What is the primary purpose of backtesting?

The primary purpose of backtesting is to assess the viability and potential performance of a trading strategy by simulating its application to historical market data. It helps determine if a strategy would have been profitable and how it would have managed risk in the past.

Can backtesting guarantee future performance?

No, backtesting cannot guarantee future performance. Its results are based solely on historical data, and past performance is not indicative of future results. Market conditions change, and strategies that performed well in one environment may not do so in another.

What are the main risks associated with backtesting?

The main risks include overfitting, where a strategy is excessively optimized to past data, and data mining bias, which arises from testing too many strategies until one appears successful by chance. Other risks include look-ahead bias and failing to account for real-world factors like transaction costs.

How can one make backtesting results more reliable?

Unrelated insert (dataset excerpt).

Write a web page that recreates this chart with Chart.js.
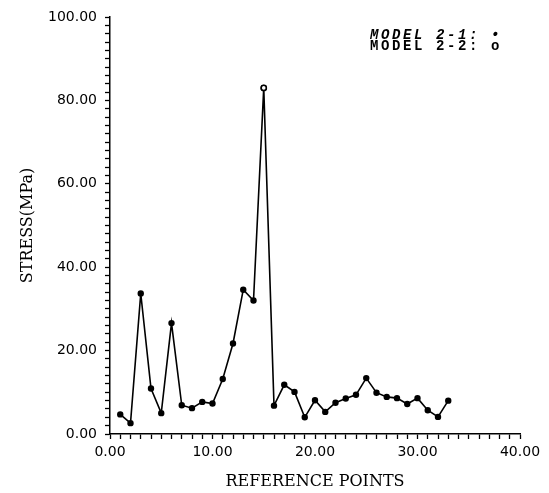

To improve reliability, utilize out-of-sample data (data not used during strategy development), perform walk-forward analysis, account for realistic transaction costs and market impact, and conduct sensitivity analysis on strategy parameters. Robust backtesting should also be followed by rigorous forward testing in a live or simulated live environment.

Is backtesting only used for algorithmic trading?

While widely used in algorithmic trading, backtesting is also applied in other areas of finance, including validating risk management models, evaluating portfolio management approaches, and academic research on market anomalies and investment theories.